ST. PETERSBURG — Leroy Fowler's wife and daughter tried to stay positive as they drove along Interstate 275 on Sunday afternoon.
Then Shavonne Fowler saw her dad's 1999 Volvo sedan on the side of northbound I-275 near the 22nd Avenue N exit.
The hood was up and the doors were unlocked. The front left tire was blown out. Someone, likely a Florida Highway Patrol trooper, had slapped an orange sticker to a back window, tagging it as abandoned.
Leroy Harris Fowler Jr. hadn't returned home the night before. The two women weren't sure where he was.
Unbeknownst to them, Leroy Fowler wasn't far away at all.
Police believe the 62-year-old Tampa man died after falling from an elevated overpass near I-375 after experiencing car trouble Saturday afternoon. Detectives speculate he may have tried to shimmy down a tree to get to the ground after he walked south from where his car broke down.
His body wasn't found until Tuesday morning. A broken tree branch was found nearby.
"We're just in disbelief," Shavonne Fowler, 24, said Tuesday night. Her mother, Sharon, a high school teacher in Tampa, was too distraught to talk. "Everybody's in shock."
She said that though the family believes her father fell to his death, they're less sure about the notion of him trying to climb down a tree.
"He wasn't like that," Shavonne Fowler said. "Maybe he just lost his balance."
City workers found Fowler's body about 10:15 a.m. Tuesday in a secluded area at the Water Resources compound off Third Avenue N and 16th Street.
Injuries on Fowler's body were consistent with a fall, police said.

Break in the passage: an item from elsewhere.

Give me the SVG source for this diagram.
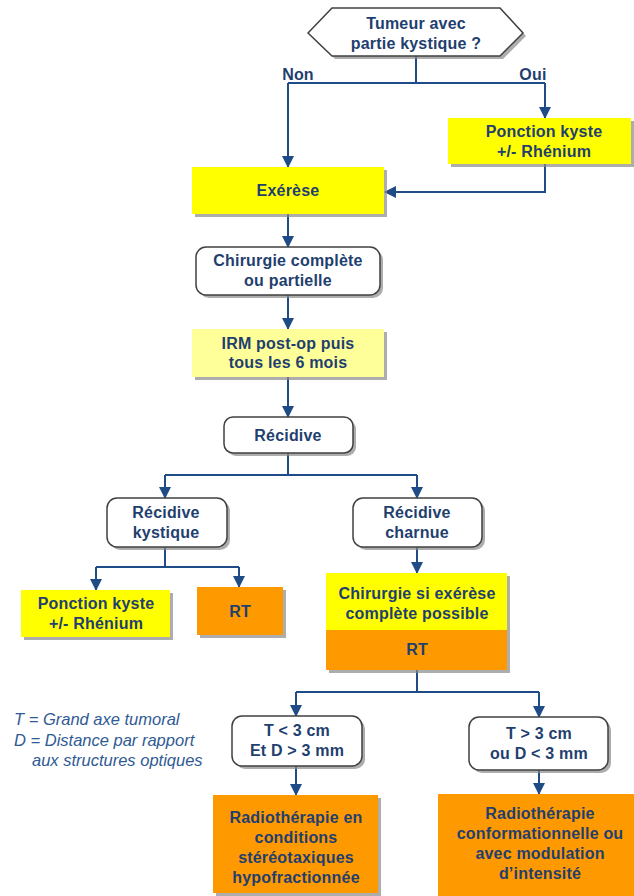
<svg xmlns="http://www.w3.org/2000/svg" width="634" height="896" viewBox="0 0 634 896">
<style>
.t{font-family:"Liberation Sans",Arial,sans-serif;font-weight:bold;font-size:16px;letter-spacing:0.2px;fill:#1F3F6F;text-anchor:middle}
.lg{font-family:"Liberation Sans",Arial,sans-serif;font-style:italic;font-size:16.5px;fill:#2F5A94}
.sh{fill:#8a8a8a;opacity:0.7}
.w{fill:#ffffff;stroke:#404040;stroke-width:1.5}
.y{fill:#ffff00}
.ly{fill:#ffff99}
.o{fill:#ff9900}
.c{fill:none;stroke:#1F4C86;stroke-width:2}
</style>
<defs>
<marker id="ah" markerUnits="userSpaceOnUse" markerWidth="12" markerHeight="12" viewBox="0 0 12 12" refX="11" refY="6" orient="auto">
<path d="M0,0 L12,6 L0,12 Z" fill="#1F4C86"/>
</marker>
</defs>
<rect width="634" height="896" fill="#ffffff"/>
<g id="connectors">
<path class="c" d="M416,56 V83 M288,83 H545"/>
<path class="c" d="M288,83 V167" marker-end="url(#ah)"/>
<path class="c" d="M545,83 V118" marker-end="url(#ah)"/>
<path class="c" d="M545,164 V192 H385" marker-end="url(#ah)"/>
<path class="c" d="M288,214 V247" marker-end="url(#ah)"/>
<path class="c" d="M288,295 V329" marker-end="url(#ah)"/>
<path class="c" d="M288,377 V417" marker-end="url(#ah)"/>
<path class="c" d="M288,453 V475 M165,475 H417"/>
<path class="c" d="M165,475 V498" marker-end="url(#ah)"/>
<path class="c" d="M417,475 V498" marker-end="url(#ah)"/>
<path class="c" d="M165,547 V567 M96,567 H239"/>
<path class="c" d="M96,567 V590" marker-end="url(#ah)"/>
<path class="c" d="M239,567 V587" marker-end="url(#ah)"/>
<path class="c" d="M417,547 V573" marker-end="url(#ah)"/>
<path class="c" d="M417,670 V692 M296,692 H539"/>
<path class="c" d="M296,692 V716" marker-end="url(#ah)"/>
<path class="c" d="M539,692 V717" marker-end="url(#ah)"/>
<path class="c" d="M296,766 V795" marker-end="url(#ah)"/>
<path class="c" d="M539,770 V794" marker-end="url(#ah)"/>
<text class="t" x="298" y="80">Non</text>
<text class="t" x="533" y="80">Oui</text>
</g>
<g id="question">
<polygon class="sh" points="311,36 335,11 503,11 526,36 503,59 335,59"/>
<polygon class="w" points="308,33 332,8 500,8 523,33 500,56 332,56"/>
<text class="t" x="416" y="29">Tumeur avec</text>
<text class="t" x="416" y="49">partie kystique ?</text>
</g>
<g id="ponction1">
<rect class="sh" x="451" y="121" width="183" height="46"/>
<rect class="y" x="448" y="118" width="183" height="46"/>
<text class="t" x="544" y="137">Ponction kyste</text>
<text class="t" x="544" y="157">+/- Rhénium</text>
</g>
<g id="exerese">
<rect class="sh" x="195" y="170" width="192" height="47"/>
<rect class="y" x="192" y="167" width="192" height="47"/>
<text class="t" x="288" y="196">Exérèse</text>
</g>
<g id="chirurgie">
<rect class="sh" x="199" y="250" width="184" height="48" rx="10"/>
<rect class="w" x="196" y="247" width="184" height="48" rx="10"/>
<text class="t" x="288" y="266">Chirurgie complète</text>
<text class="t" x="288" y="286">ou partielle</text>
</g>
<g id="irm">
<rect class="sh" x="195" y="332" width="192" height="48"/>
<rect class="ly" x="192" y="329" width="192" height="48"/>
<text class="t" x="288" y="349">IRM post-op puis</text>
<text class="t" x="288" y="368">tous les 6 mois</text>
</g>
<g id="recidive">
<rect class="sh" x="227" y="420" width="129" height="36" rx="9"/>
<rect class="w" x="224" y="417" width="129" height="36" rx="9"/>
<text class="t" x="288" y="441">Récidive</text>
</g>
<g id="recidive-kystique">
<rect class="sh" x="110" y="501" width="120" height="49" rx="10"/>
<rect class="w" x="107" y="498" width="120" height="49" rx="10"/>
<text class="t" x="166" y="518">Récidive</text>
<text class="t" x="166" y="538">kystique</text>
</g>
<g id="recidive-charnue">
<rect class="sh" x="356" y="501" width="129" height="49" rx="10"/>
<rect class="w" x="353" y="498" width="129" height="49" rx="10"/>
<text class="t" x="417" y="518">Récidive</text>
<text class="t" x="417" y="538">charnue</text>
</g>
<g id="ponction2">
<rect class="sh" x="24" y="593" width="149" height="47"/>
<rect class="y" x="21" y="590" width="149" height="47"/>
<text class="t" x="96" y="609">Ponction kyste</text>
<text class="t" x="96" y="629">+/- Rhénium</text>
</g>
<g id="rt1">
<rect class="sh" x="200" y="590" width="86" height="48"/>
<rect class="o" x="197" y="587" width="86" height="48"/>
<text class="t" x="240" y="617">RT</text>
</g>
<g id="chirurgie-rt">
<rect class="sh" x="329" y="576" width="181" height="97"/>
<rect class="y" x="326" y="573" width="181" height="57"/>
<rect class="o" x="326" y="630" width="181" height="40"/>
<text class="t" x="417" y="599">Chirurgie si exérèse</text>
<text class="t" x="417" y="619">complète possible</text>
<text class="t" x="417" y="655">RT</text>
</g>
<g id="t-small">
<rect class="sh" x="235" y="719" width="130" height="50" rx="10"/>
<rect class="w" x="232" y="716" width="130" height="50" rx="10"/>
<text class="t" x="297" y="736">T &lt; 3 cm</text>
<text class="t" x="297" y="756">Et D &gt; 3 mm</text>
</g>
<g id="t-large">
<rect class="sh" x="472" y="720" width="139" height="53" rx="10"/>
<rect class="w" x="469" y="717" width="139" height="53" rx="10"/>
<text class="t" x="539" y="739">T &gt; 3 cm</text>
<text class="t" x="539" y="759">ou D &lt; 3 mm</text>
</g>
<g id="radio-stereo">
<rect class="sh" x="216" y="798" width="165" height="98"/>
<rect class="o" x="213" y="795" width="165" height="98"/>
<text class="t" x="296" y="823">Radiothérapie en</text>
<text class="t" x="296" y="843">conditions</text>
<text class="t" x="296" y="863">stéréotaxiques</text>
<text class="t" x="296" y="883">hypofractionnée</text>
</g>
<g id="radio-conf">
<rect class="o" x="438" y="794" width="196" height="102"/>
<text class="t" x="540" y="819">Radiothérapie</text>
<text class="t" x="540" y="839">conformationnelle ou</text>
<text class="t" x="540" y="859">avec modulation</text>
<text class="t" x="540" y="879">d’intensité</text>
</g>
<g id="legend">
<text class="lg" x="14" y="725">T = Grand axe tumoral</text>
<text class="lg" x="14" y="746">D = Distance par rapport</text>
<text class="lg" x="32" y="766">aux structures optiques</text>
</g>
</svg>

"There is no immediate evidence that Mr. Fowler was the victim of foul play, was struck by a vehicle or was otherwise attempting to harm himself," St. Petersburg police spokesman Mike Puetz said.
Fowler came to St. Petersburg to visit relatives last weekend. His wife reported him missing Monday.
A relative told police that Fowler, who was not carrying a cellphone, left her home at about 3:30 p.m. Saturday. His family in Tampa expected him back the same day.
Shavonne Fowler said her mom called her Sunday morning. The two women were worried, but hopeful.
Leroy Fowler grew up in St. Petersburg, they said. They figured he was staying with someone he knew or had checked into a hotel.
"He hadn't used any credit cards, but then again, he usually had cash on him," his daughter said.
She didn't assume the worst until Monday morning.
For two years, her father, who retired from a phone company years ago, has watched his 4-year-old granddaughter, Meayra. The two had a special bond. He taught her to call him "Roy" because he felt too young inside to be called "granddaddy."
"He was dedicated to watching my daughter," Shavonne Fowler said. "We knew he wouldn't just not show up. Something was wrong."
His wife took the day off work and sat by the phone. His daughter anxiously drove around St. Petersburg later that night.
On Tuesday, police told the family about the discovery of Leroy Fowler's body, and their theory of how he died.
Detectives believe Fowler left the car after it stopped, walked south along the highway, then fell off the overpass near I-375. The area where he landed is in a tucked-away spot at the city compound, police said, and is not visited daily by workers.
The Pinellas-Pasco Medical Examiner's Office will determine an exact cause of death.
This isn't the first time someone has fallen off the overpass in that area.
In June 2010, authorities responded to a call of a riderless bike on the highway. They searched the area, but didn't find anyone. Fifteen hours later, they found the missing rider, 23-year-old Jose Pagan of St. Petersburg, dead underneath the overpass.
Both men were found in the same secluded area. The drop from the interstate in that area is reportedly about 30 feet.